RAW DATA:

★ ★ ★ ★ ★ ★ ★

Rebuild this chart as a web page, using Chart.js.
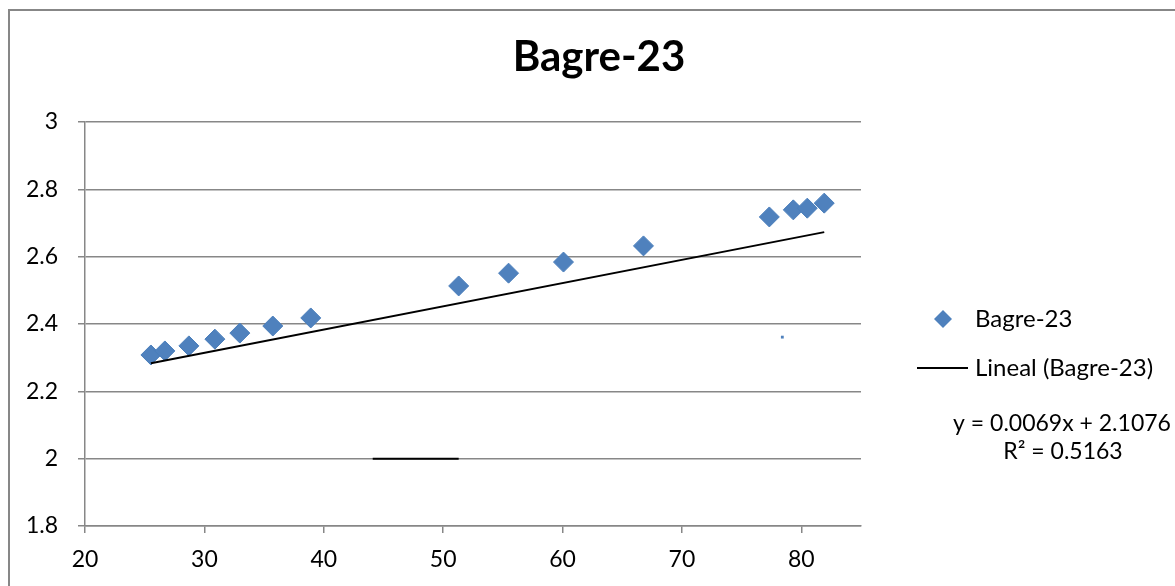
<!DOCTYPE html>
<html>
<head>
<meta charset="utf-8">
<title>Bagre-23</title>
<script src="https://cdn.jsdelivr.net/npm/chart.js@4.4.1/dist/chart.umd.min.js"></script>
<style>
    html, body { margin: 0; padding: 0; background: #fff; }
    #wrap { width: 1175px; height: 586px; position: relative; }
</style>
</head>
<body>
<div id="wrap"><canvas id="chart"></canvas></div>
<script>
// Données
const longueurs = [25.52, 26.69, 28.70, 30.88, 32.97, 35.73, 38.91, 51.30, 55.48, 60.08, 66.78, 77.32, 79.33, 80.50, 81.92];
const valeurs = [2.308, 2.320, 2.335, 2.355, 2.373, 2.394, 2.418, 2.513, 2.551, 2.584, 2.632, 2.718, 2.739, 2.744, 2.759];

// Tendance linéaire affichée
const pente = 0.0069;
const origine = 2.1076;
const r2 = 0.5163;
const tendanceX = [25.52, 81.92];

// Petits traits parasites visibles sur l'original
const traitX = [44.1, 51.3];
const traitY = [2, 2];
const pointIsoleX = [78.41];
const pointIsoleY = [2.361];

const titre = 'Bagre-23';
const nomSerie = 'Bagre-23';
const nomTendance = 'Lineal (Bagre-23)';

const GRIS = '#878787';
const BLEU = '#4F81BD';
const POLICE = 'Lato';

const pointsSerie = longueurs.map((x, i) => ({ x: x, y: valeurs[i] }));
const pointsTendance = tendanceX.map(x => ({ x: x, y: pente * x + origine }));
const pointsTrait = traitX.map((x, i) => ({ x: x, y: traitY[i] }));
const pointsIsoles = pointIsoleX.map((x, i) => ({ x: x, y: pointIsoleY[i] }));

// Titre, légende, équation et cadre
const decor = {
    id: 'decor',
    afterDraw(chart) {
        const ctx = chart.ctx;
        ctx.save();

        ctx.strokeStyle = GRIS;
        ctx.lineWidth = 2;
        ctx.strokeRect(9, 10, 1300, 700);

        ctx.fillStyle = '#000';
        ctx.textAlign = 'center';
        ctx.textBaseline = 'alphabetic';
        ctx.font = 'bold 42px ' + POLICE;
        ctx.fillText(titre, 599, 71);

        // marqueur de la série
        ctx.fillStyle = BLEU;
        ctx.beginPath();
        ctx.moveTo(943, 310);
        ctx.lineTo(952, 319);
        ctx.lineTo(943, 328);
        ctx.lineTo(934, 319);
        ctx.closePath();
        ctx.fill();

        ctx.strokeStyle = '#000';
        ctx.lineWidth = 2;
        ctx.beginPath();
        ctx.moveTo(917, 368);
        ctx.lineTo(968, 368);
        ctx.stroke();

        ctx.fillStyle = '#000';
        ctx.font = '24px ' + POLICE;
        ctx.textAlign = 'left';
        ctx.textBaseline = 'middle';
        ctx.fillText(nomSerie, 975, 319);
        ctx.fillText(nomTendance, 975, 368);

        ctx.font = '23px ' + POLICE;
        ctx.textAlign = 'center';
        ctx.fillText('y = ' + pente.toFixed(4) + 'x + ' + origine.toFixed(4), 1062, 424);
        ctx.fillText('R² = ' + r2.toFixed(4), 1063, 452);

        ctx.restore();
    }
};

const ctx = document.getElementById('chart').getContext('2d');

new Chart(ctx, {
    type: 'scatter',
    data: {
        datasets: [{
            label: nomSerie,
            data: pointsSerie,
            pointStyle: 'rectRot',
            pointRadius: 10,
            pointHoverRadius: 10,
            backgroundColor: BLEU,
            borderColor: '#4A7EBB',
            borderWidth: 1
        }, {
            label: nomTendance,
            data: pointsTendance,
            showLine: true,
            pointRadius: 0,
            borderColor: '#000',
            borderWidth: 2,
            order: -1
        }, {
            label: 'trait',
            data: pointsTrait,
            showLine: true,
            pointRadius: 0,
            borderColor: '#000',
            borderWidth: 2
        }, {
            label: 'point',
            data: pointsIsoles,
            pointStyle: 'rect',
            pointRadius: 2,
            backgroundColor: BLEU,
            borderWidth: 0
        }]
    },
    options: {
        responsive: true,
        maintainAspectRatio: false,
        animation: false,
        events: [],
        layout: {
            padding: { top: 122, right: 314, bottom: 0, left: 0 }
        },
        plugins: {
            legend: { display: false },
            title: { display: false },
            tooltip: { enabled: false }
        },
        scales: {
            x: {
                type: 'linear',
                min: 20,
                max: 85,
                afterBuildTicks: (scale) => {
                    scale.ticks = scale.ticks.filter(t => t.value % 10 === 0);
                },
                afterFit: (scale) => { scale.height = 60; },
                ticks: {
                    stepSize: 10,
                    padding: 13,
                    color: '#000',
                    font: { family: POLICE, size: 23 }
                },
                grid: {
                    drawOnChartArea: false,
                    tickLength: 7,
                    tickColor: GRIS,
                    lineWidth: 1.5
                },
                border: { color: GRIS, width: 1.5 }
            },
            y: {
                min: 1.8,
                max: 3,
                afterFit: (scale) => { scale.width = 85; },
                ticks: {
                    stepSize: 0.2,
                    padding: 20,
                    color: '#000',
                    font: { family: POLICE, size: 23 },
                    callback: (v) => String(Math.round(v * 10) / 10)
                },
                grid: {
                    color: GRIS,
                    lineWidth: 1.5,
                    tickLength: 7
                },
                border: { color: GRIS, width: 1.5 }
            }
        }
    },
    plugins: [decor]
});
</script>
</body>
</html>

★ ★ ★ ★ ★ ★ ★

CHALLENGE:
Leave out the pictures and repeat exactly the lines from the start of the material through the line that contains "ctx.fillText(titre, 599, 71);", both included.

WRITTEN SOLUTION:
Rebuild this chart as a web page, using Chart.js.
<!DOCTYPE html>
<html>
<head>
<meta charset="utf-8">
<title>Bagre-23</title>
<script src="https://cdn.jsdelivr.net/npm/chart.js@4.4.1/dist/chart.umd.min.js"></script>
<style>
    html, body { margin: 0; padding: 0; background: #fff; }
    #wrap { width: 1175px; height: 586px; position: relative; }
</style>
</head>
<body>
<div id="wrap"><canvas id="chart"></canvas></div>
<script>
// Données
const longueurs = [25.52, 26.69, 28.70, 30.88, 32.97, 35.73, 38.91, 51.30, 55.48, 60.08, 66.78, 77.32, 79.33, 80.50, 81.92];
const valeurs = [2.308, 2.320, 2.335, 2.355, 2.373, 2.394, 2.418, 2.513, 2.551, 2.584, 2.632, 2.718, 2.739, 2.744, 2.759];

// Tendance linéaire affichée
const pente = 0.0069;
const origine = 2.1076;
const r2 = 0.5163;
const tendanceX = [25.52, 81.92];

// Petits traits parasites visibles sur l'original
const traitX = [44.1, 51.3];
const traitY = [2, 2];
const pointIsoleX = [78.41];
const pointIsoleY = [2.361];

const titre = 'Bagre-23';
const nomSerie = 'Bagre-23';
const nomTendance = 'Lineal (Bagre-23)';

const GRIS = '#878787';
const BLEU = '#4F81BD';
const POLICE = 'Lato';

const pointsSerie = longueurs.map((x, i) => ({ x: x, y: valeurs[i] }));
const pointsTendance = tendanceX.map(x => ({ x: x, y: pente * x + origine }));
const pointsTrait = traitX.map((x, i) => ({ x: x, y: traitY[i] }));
const pointsIsoles = pointIsoleX.map((x, i) => ({ x: x, y: pointIsoleY[i] }));

// Titre, légende, équation et cadre
const decor = {
    id: 'decor',
    afterDraw(chart) {
        const ctx = chart.ctx;
        ctx.save();

        ctx.strokeStyle = GRIS;
        ctx.lineWidth = 2;
        ctx.strokeRect(9, 10, 1300, 700);

        ctx.fillStyle = '#000';
        ctx.textAlign = 'center';
        ctx.textBaseline = 'alphabetic';
        ctx.font = 'bold 42px ' + POLICE;
        ctx.fillText(titre, 599, 71);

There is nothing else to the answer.